Expanding Nigerian Content Policy

Fri, Aug 1, 2014
By publisher
4 MIN READ

BREAKING NEWS, Business

Following the successful implementation of the local content policy in the oil and gas sector, the federal government is now poised to replicate it in all the key sectors of the national economy

|  By Anayo Ezugwu  |  Aug. 11, 2014 @ 01:00 GMT

WITH the successful implementation of the Nigerian content policy in the oil and gas industry, the federal government has moved to replicate the success in other key sectors of the economy. The government is doing this with the setting up of the Office of National Content, ONC, in the ministry of communications technology.

The ONC will operate as a programme of the National Information Technology and Development Agency, NITDA, an agency in the ministry of communications technology and work closely with the Nigerian Content Development and Monitoring Board, NCDMB. This move would enable the ministry to leverage on the successes, lessons, guidelines and templates conceived and implemented successfully by the NCDMB in the oil and gas industry.

Inaugurating the advisory board for the ONC in ICT in Lagos on Monday, July 7, Omobola Johnson, minister of communications technology, said with the aggressive growth in the Nigerian ICT industry, contributing 8.53 percent to the Gross Domestic Product by the third quarter of 2013, it was obvious that the industry was a key growth sector and as such deserves the design and execution of a well thought out local content policy.

Nwapa
Nwapa

The minister noted that the country currently had the image of a continuing compulsive consumer of ICT products from other parts of the world and this needed to be addressed. Citing examples with personal computers, she said Nigerians preferred foreign brands, with HP and Dell accounting for 60 percent of approximately 750,000 pieces sold in Nigeria in 2012 while indigenous original equipment manufacturers accounted for about 20 percent of this number.

This scenario is compounded by the perception that existing local ICT hardware manufacturers produce poor quality, expensive and uncompetitive products. But rather than worry about the challenges, Johnson described them as significant opportunities for the ICT Local Content Policy. “We have crafted into our guidelines defined steps for our OEMs to recapitalize significantly so as to enable them provide significantly improved after-sales support, warranty support and customer service. We have also encouraged the OEMs to collaborate in providing these back office and front office support mechanisms so that economics of scale can be achieved and more jobs created,” she said.

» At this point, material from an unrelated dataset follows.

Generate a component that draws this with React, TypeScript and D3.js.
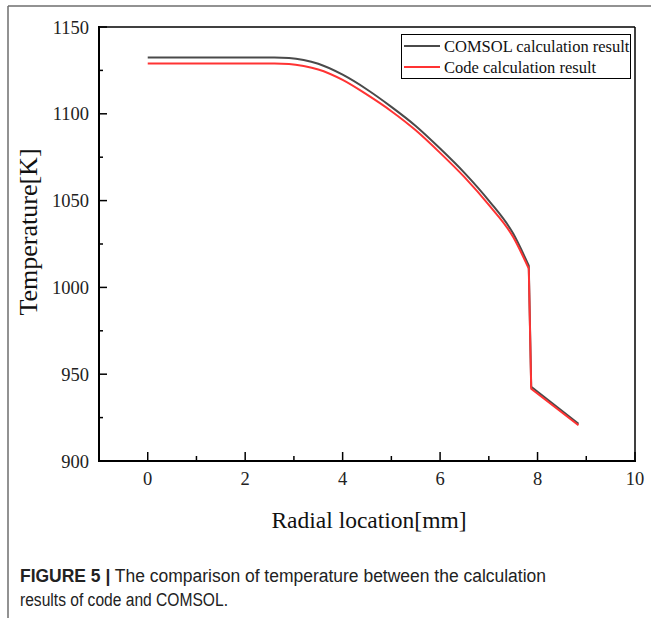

In his remarks, Ernest Nwapa, executive secretary, NCDMB, lauded the minister of communication technology for setting up the ONC in the ICT sector, describing it as an affirmation of President Goodluck Ebele Jonathan’s firm belief in the contribution of local content to the growth of the national economy.

He noted that Diezani Alison-Madueke, minister of petroleum resources, had directed the NCDMB to stimulate the participation of other sectors of the economy  like power, construction and agriculture in the Nigerian Content implementation.  He also credited Alison-Madueke for the capacities that had been developed in Nigerian Content Act, which can be leveraged by other sectors so that maximum benefits can be derived for the economy.

Nwapa expressed confidence that the ONC would help unlock the enormous potentials inherent in the local ICT sector, create thousands of jobs within the sector and position the Nigerian ICT companies to provide services and equipment to government, the oil and gas and other key sectors of the economy. He promised that the Board would work closely with the ONC to ensure that it took off successfully and avoid the pitfalls it experienced at the start of the Nigerian Content policy in the oil and gas sector.

The executive secretary noted that the board’s recently launched linkage programme with key agencies of government was aimed at institutionalising a platform for information exchange on ways and means of harnessing the resources of individual agencies towards developing local content and support federal government’s drive for employment generation, in-country value addition and overall economic transformation. “We observed from feedback that unless we expand the basket and adopt local content guidelines in other sectors of the economy, the nation will not get the optimum benefits,” he said.